INFORMATION PROVIDED »
# # # # # # #

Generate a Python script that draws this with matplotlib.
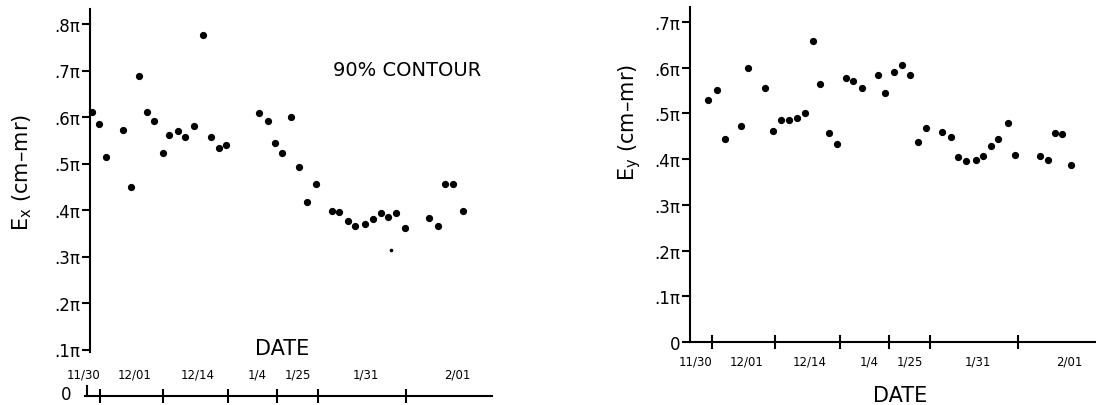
import matplotlib
matplotlib.use("Agg")
import matplotlib.pyplot as plt

# ---------------- data ----------------
# positions along the (non-uniform) date axis, and emittance in units of 0.1*pi
ex_pos = [4.7, 12, 19, 36.3, 44, 52, 59.7, 67.3, 75.7, 82.3, 91.3, 98.3, 107, 116,
          123.7, 131.7, 139.3, 172.3, 180.7, 187.7, 195.3, 204, 212, 220.3, 228.7,
          245, 252, 261, 267.7, 278, 285.7, 293.7, 300.7, 308.7, 317.7, 342,
          350.7, 358, 366.3, 375.7]
ex_val = [6.11, 5.84, 5.15, 5.72, 4.50, 6.88, 6.11, 5.91, 5.22, 5.61, 5.69, 5.58,
          5.80, 7.77, 5.56, 5.33, 5.40, 6.08, 5.91, 5.45, 5.23, 6.01, 4.93, 4.17,
          4.55, 3.98, 3.96, 3.76, 3.65, 3.69, 3.80, 3.93, 3.86, 3.94, 3.61, 3.82,
          3.66, 4.56, 4.56, 3.98]
ex_faint_pos = [304]
ex_faint_val = [3.15]

ey_pos = [9.3, 17.7, 25.7, 42.3, 49.3, 65.7, 74.3, 81.7, 89.7, 98.3, 106.3, 113.7,
          121.3, 129.7, 138, 146.5, 154, 162.7, 179.3, 186, 195, 202.7, 211.3,
          218.7, 227.3, 243.3, 251.7, 258.7, 267, 277, 284, 291.7, 299.3, 309, 316,
          341.3, 348.7, 356, 363, 372.3]
ey_val = [5.30, 5.51, 4.45, 4.72, 6.00, 5.56, 4.61, 4.86, 4.86, 4.90, 5.01, 6.58,
          5.65, 4.57, 4.34, 5.77, 5.70, 5.56, 5.84, 5.45, 5.91, 6.06, 5.85, 4.38,
          4.68, 4.59, 4.48, 4.04, 3.97, 3.98, 4.07, 4.28, 4.44, 4.80, 4.09, 4.07,
          3.99, 4.57, 4.56, 3.87]

date_ticks = [13, 76, 141, 190, 231, 319]
date_labels = ['11/30', '12/01', '12/14', '1/4', '1/25', '1/31', '2/01']
date_label_pos = [-3, 48, 111, 170, 211, 279, 370]

ex_yticks = [1, 2, 3, 4, 5, 6, 7, 8]
ex_yticklabels = ['.1π', '.2π', '.3π', '.4π', '.5π', '.6π', '.7π', '.8π']
ey_yticks = [0, 1, 2, 3, 4, 5, 6, 7]
ey_yticklabels = ['0', '.1π', '.2π', '.3π', '.4π', '.5π', '.6π', '.7π']

# ---------------- figure ----------------
W, H = 1096, 406
fig = plt.figure(figsize=(W / 100, H / 100), dpi=100)
plt.rcParams['font.family'] = ['DejaVu Sans']

LW = 1.5

def style(ax):
    for s in ('top', 'right'):
        ax.spines[s].set_visible(False)
    for s in ('left', 'bottom'):
        ax.spines[s].set_linewidth(LW)
    ax.tick_params(axis='y', direction='out', length=6, width=LW, pad=1,
                   labelsize=12)
    ax.tick_params(axis='x', direction='inout', length=10, width=LW,
                   labelbottom=False)
    ax.set_xticks(date_ticks)
    ax.patch.set_alpha(0)

# ---- left panel (E_x) ----
ax1 = fig.add_axes([85 / W, 9 / H, 407 / W, 390.6 / H])
ax1.set_xlim(-2, 405)
ax1.set_ylim(0, 8.4)
style(ax1)
ax1.spines['left'].set_position(('data', 3))
ax1.spines['left'].set_bounds(0.95, 8.32)
ax1.set_yticks(ex_yticks)
ax1.set_yticklabels(ex_yticklabels)
ax1.axvline(0, ymin=0, ymax=0.025, color='black', lw=LW)
ax1.plot(ex_pos, ex_val, 'o', ms=4.2, color='black', clip_on=False)
ax1.plot(ex_faint_pos, ex_faint_val, 'o', ms=1.6, color='black')
for p, lab in zip(date_label_pos, date_labels):
    ax1.text(p, 0.47, lab, ha='center', va='center', fontsize=8.5)
ax1.text(-16, 0.05, '0', ha='right', va='center', fontsize=12)

# ---- right panel (E_y) ----
ax2 = fig.add_axes([690 / W, 63 / H, 406 / W, 338.2 / H])
ax2.set_xlim(-9, 397)
ax2.set_ylim(0, 7.4)
style(ax2)
ax2.spines['left'].set_bounds(0, 7.33)
ax2.set_yticks(ey_yticks)
ax2.set_yticklabels(ey_yticklabels)
ax2.plot(ey_pos, ey_val, 'o', ms=4.2, color='black', clip_on=False)
for p, lab in zip(date_label_pos, date_labels):
    ax2.text(p, -0.42, lab, ha='center', va='center', fontsize=8.5)

# ---- annotations ----
fig.text(22 / W, 1 - 173 / H, r'E$_{\mathregular{x}}$ (cm–mr)', rotation=90,
         ha='center', va='center', fontsize=15)
fig.text(630 / W, 1 - 123 / H, r'E$_{\mathregular{y}}$ (cm–mr)', rotation=90,
         ha='center', va='center', fontsize=15)
fig.text(407 / W, 1 - 70 / H, '90% CONTOUR', ha='center', va='center',
         fontsize=14)
fig.text(282 / W, 1 - 349 / H, 'DATE', ha='center', va='center', fontsize=15)
fig.text(900 / W, 1 - 396 / H, 'DATE', ha='center', va='center', fontsize=15)

fig.savefig('out.png', dpi=100)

# # # # # # #

Only the lines from the top of the data through the line with "ex_faint_val = [3.15]" should be quoted, exactly and with both ends kept; skip the pictures.

WRITTEN ANSWER »
Generate a Python script that draws this with matplotlib.
import matplotlib
matplotlib.use("Agg")
import matplotlib.pyplot as plt

# ---------------- data ----------------
# positions along the (non-uniform) date axis, and emittance in units of 0.1*pi
ex_pos = [4.7, 12, 19, 36.3, 44, 52, 59.7, 67.3, 75.7, 82.3, 91.3, 98.3, 107, 116,
          123.7, 131.7, 139.3, 172.3, 180.7, 187.7, 195.3, 204, 212, 220.3, 228.7,
          245, 252, 261, 267.7, 278, 285.7, 293.7, 300.7, 308.7, 317.7, 342,
          350.7, 358, 366.3, 375.7]
ex_val = [6.11, 5.84, 5.15, 5.72, 4.50, 6.88, 6.11, 5.91, 5.22, 5.61, 5.69, 5.58,
          5.80, 7.77, 5.56, 5.33, 5.40, 6.08, 5.91, 5.45, 5.23, 6.01, 4.93, 4.17,
          4.55, 3.98, 3.96, 3.76, 3.65, 3.69, 3.80, 3.93, 3.86, 3.94, 3.61, 3.82,
          3.66, 4.56, 4.56, 3.98]
ex_faint_pos = [304]
ex_faint_val = [3.15]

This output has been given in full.